I did get to go see my Dr. today (I had to cancel the one appointment) and she was real accommodating in trying to find out what the problem is. She is running some blood tests to check my thyroid, estrogen, (I insisted on that one) other hormones, blood sugars, (which I already know are in good shape from a recent test), whatever it is they check for rheumatoid (sorry, I know this is mis-spelled) arthritus (she noticed my joints were swollen), and various other stuff I can't recall at this time. 

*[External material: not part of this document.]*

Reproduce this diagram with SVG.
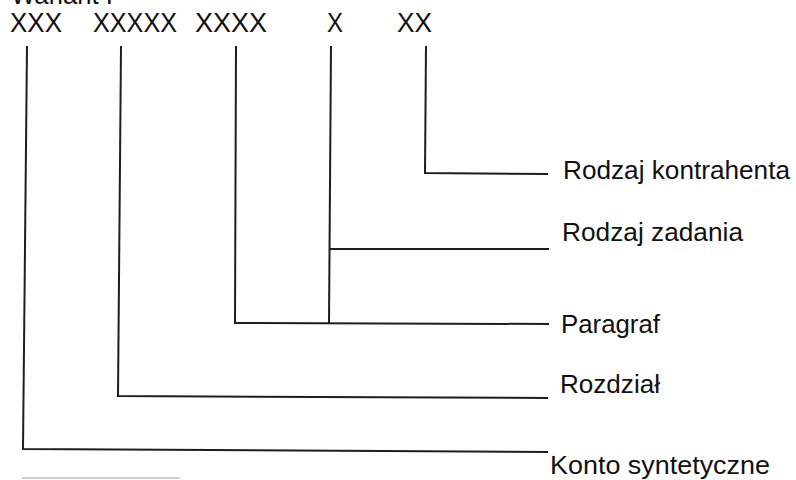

She also had me take a questionair to determine if I am depressed; I sort of broke down in tears in her office. I did tell her I was suffering from some depression, I knew that, but had related it to a medication I had been taking for a few months. (of which has a noted side effect of causing mood swings and depression) 
Because I haven't taken this medication in over a month, she was convinced this wasn't the cause, or rather, the ongoing reason of my observed depression. 
The little written test I took showed some moderate depression and she prescribed me Cymbalta. 

I am very hesitant of taking this medication, but she assured me it isn't known to cause weight gain, fatigue, mess with cycle functions, (infact, she stated it was known to give one pep) or cause space-cadet type symptoms. 

She didn't think this was the overall problem of my problems, but thought the depression could be causing a vicious cycle with the fatigue, pain, and depression. 

I have a lot of stressful situations going on in my life and am afraid to admit, I've been having coping issues with some of it. I thought I could fight the depression on my own, but that's not going to happen apparently. Oh and I am in therapy; I've been in for quite awhile. (just not on medication)

As far as the physical stuff, I have an appointment on Friday to see an allergist and my Dh's mother is going to meet with her holistic-doc to see if he'll see me when we go down to visit for the X-mas visit. 

I follow up with her in 3-weeks. I will update then, or when new information arrives, if anyone is interested. 

Thank you all for *listening* and helping me with my problems.


----------



## Sandie_Zitkus (Nov 6, 2007)

Thank you for the update sweetie. I hope they find out soon. When you mentioned swollen joints the first thing that popped into my head was Lyme Disease. Do you have the problem where you live?? It was just a thought - I don't mean to scare you. Just do a search on Lyme disease symptoms - I could be completely off the mark. 

Keep us updated - I'm interested in how you are.


----------



## Tina (Nov 7, 2007)

Sorry you're having such a rough time, Aliena. I understand the difficulty of going in different directions when you're so very exhausted. School, while also fun, can be very draining. Add your internship on top of it and you must be wiped out.

How are you doing now, and have you heard anything back?


----------